Article Text
Abstract
Background People with 2 or more chronic conditions (multimorbidity) are at risk of receiving fragmented and inefficient care. In order to develop a nurse-led intervention for people with multimorbidity and palliative conditions, we sought to explore the types of existing nurse-led multimorbidity interventions and what outcomes were positively affected by them.
Methods Mixed-methods systematic review following Joanna Briggs Institute (JBI) methodology. Cochrane CENTRAL, CINAHL, Embase and MEDLINE were searched from inception in October 2020 alongside grey literature. Quality appraisal was conducted using JBI tools; low-quality studies were not excluded but did not generate any novel findings in sensitivity analyses. Interventions were classified using adapted Cochrane EPOC taxonomy and outcomes were mapped to the Core Outcome Set for Multimorbidity Research. PROSPERO ID: CRD42020197956.
Results 20 eligible studies were included. Case-management or transitional care interventions were most common, and often featured nurses in advanced practice, supported self-management, individualised care-planning and care coordination. Predictive modelling to identify people at high-risk of healthcare utilisation was also common. Positive effects were most consistently reported in relation to person-centred outcomes (such as patient-perceived quality of care, quality of life, quality of communication with healthcare providers), with mixed effects observed on healthcare utilisation, mortality and other core outcomes.

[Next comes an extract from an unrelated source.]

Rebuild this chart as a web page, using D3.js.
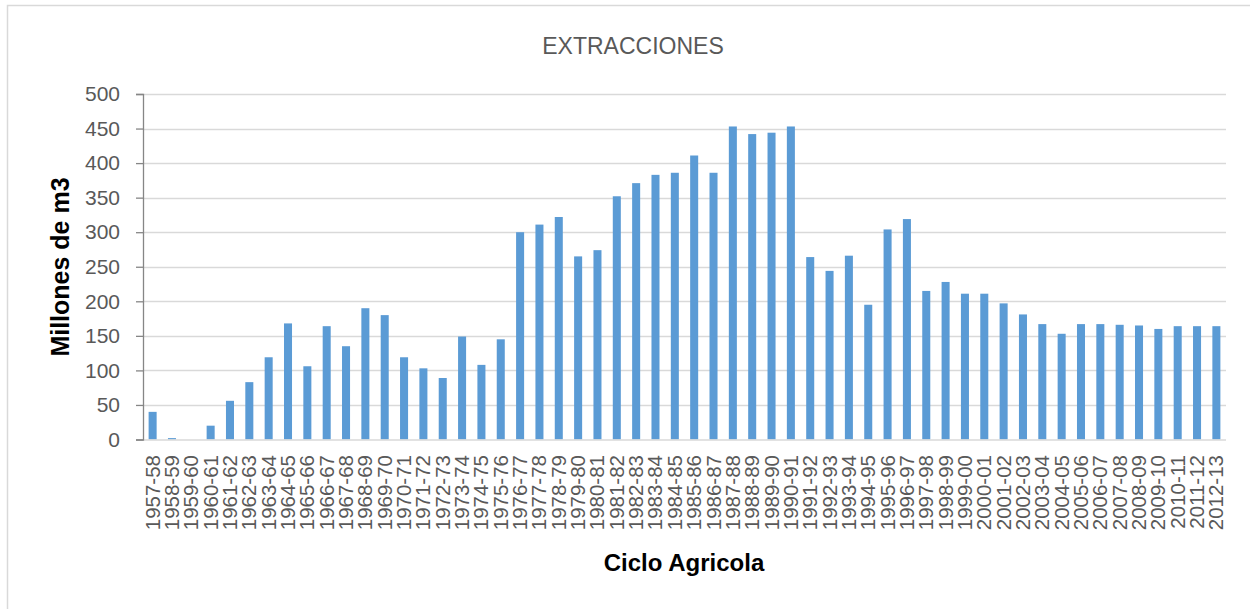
<!DOCTYPE html>
<html>
<head>
<meta charset="utf-8">
<script src="https://cdn.jsdelivr.net/npm/d3@7"></script>
<style>
  html, body { margin: 0; padding: 0; background: #fff; }
  svg { display: block; font-family: 'Liberation Sans', Arial, sans-serif; }
</style>
</head>
<body>
<div id="chart"></div>
<script>
// Extracciones por ciclo agricola (millones de m3)
const ciclos = [
  '1957-58','1958-59','1959-60','1960-61','1961-62','1962-63','1963-64','1964-65',
  '1965-66','1966-67','1967-68','1968-69','1969-70','1970-71','1971-72','1972-73',
  '1973-74','1974-75','1975-76','1976-77','1977-78','1978-79','1979-80','1980-81',
  '1981-82','1982-83','1983-84','1984-85','1985-86','1986-87','1987-88','1988-89',
  '1989-90','1990-91','1991-92','1992-93','1993-94','1994-95','1995-96','1996-97',
  '1997-98','1998-99','1999-00','2000-01','2001-02','2002-03','2003-04','2004-05',
  '2005-06','2006-07','2007-08','2008-09','2009-10','2010-11','2011-12','2012-13'
];
const extracciones = [
  40, 2, 0, 20, 56, 83, 119, 168,
  106, 164, 135, 190, 180, 119, 103, 89,
  149, 108, 145, 300, 311, 322, 265, 274,
  352, 371, 383, 386, 411, 386, 453, 442,
  444, 453, 264, 244, 266, 195, 304, 319,
  215, 228, 211, 211, 197, 181, 167, 153,
  167, 167, 166, 165, 160, 164, 164, 164
];
const yTicks = [0, 50, 100, 150, 200, 250, 300, 350, 400, 450, 500];

const W = 1250, H = 609;
const plot = { left: 143, right: 1226, top: 94, bottom: 439.5 };

const svg = d3.select('#chart').append('svg')
  .attr('width', W).attr('height', H);

// chart frame
svg.append('rect')
  .attr('x', 7.5).attr('y', 5.5).attr('width', 1300).attr('height', 700)
  .attr('fill', '#fff').attr('stroke', '#d9d9d9').attr('stroke-width', 1.5);

const x = d3.scaleBand().domain(ciclos)
  .range([plot.left, plot.right]).paddingInner(0.585).paddingOuter(0.29);
const y = d3.scaleLinear().domain([0, 500]).range([plot.bottom, plot.top]);

// gridlines
svg.append('g').selectAll('line').data(yTicks.filter(d => d > 0)).join('line')
  .attr('x1', plot.left).attr('x2', plot.right)
  .attr('y1', d => Math.round(y(d)) + 0.5).attr('y2', d => Math.round(y(d)) + 0.5)
  .attr('stroke', '#d9d9d9').attr('stroke-width', 1.3);

// bars
svg.append('g').selectAll('rect').data(extracciones).join('rect')
  .attr('x', (d, i) => x(ciclos[i]))
  .attr('width', x.bandwidth())
  .attr('y', d => y(d))
  .attr('height', d => y(0) - y(d))
  .attr('fill', '#5b9bd5');

// x axis line
svg.append('line')
  .attr('x1', plot.left).attr('x2', plot.right)
  .attr('y1', y(0) + 0.5).attr('y2', y(0) + 0.5)
  .attr('stroke', '#d9d9d9').attr('stroke-width', 1.3);

// y axis
const yAxis = svg.append('g')
  .attr('transform', `translate(${plot.left},0)`)
  .call(d3.axisLeft(y).tickValues(yTicks).tickSize(7).tickPadding(16));
yAxis.select('.domain').attr('stroke', '#868686').attr('stroke-width', 1.3);
yAxis.selectAll('.tick line').attr('stroke', '#868686').attr('stroke-width', 1.3);
yAxis.selectAll('.tick text')
  .attr('fill', '#595959').style('font-size', '21px')
  .style('font-family', "'Liberation Sans', Arial, sans-serif");

// x tick labels (rotated)
svg.append('g').selectAll('text').data(ciclos).join('text')
  .attr('transform', d => `translate(${x(d) + x.bandwidth() / 2 + 7},455) rotate(-90)`)
  .attr('text-anchor', 'end')
  .attr('fill', '#595959').style('font-size', '20.5px')
  .text(d => d);

// title
svg.append('text')
  .attr('x', 633).attr('y', 54)
  .attr('text-anchor', 'middle')
  .attr('fill', '#595959').style('font-size', '23px')
  .text('EXTRACCIONES');

// axis titles
svg.append('text')
  .attr('x', 684).attr('y', 571)
  .attr('text-anchor', 'middle')
  .attr('fill', '#000').style('font-size', '24px').style('font-weight', 'bold')
  .text('Ciclo Agricola');

svg.append('text')
  .attr('transform', 'translate(69,267) rotate(-90)')
  .attr('text-anchor', 'middle')
  .attr('fill', '#000').style('font-size', '25px').style('font-weight', 'bold')
  .text('Millones de m3');
</script>
</body>
</html>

Conclusions Nurse-led multimorbidity interventions are agreeable to patients but their effects on service use and costs are mixed. Complexity in populations and intervention types mean that localised development and iterative evaluation of interventions may be the most effective approach to improving outcomes in this population. We propose a broad, theoretically-grounded model of nurse-led interventions for people with multimorbidity, which we intend to use as a basis for our intervention to improve outcomes in people with multimorbidity and palliative conditions.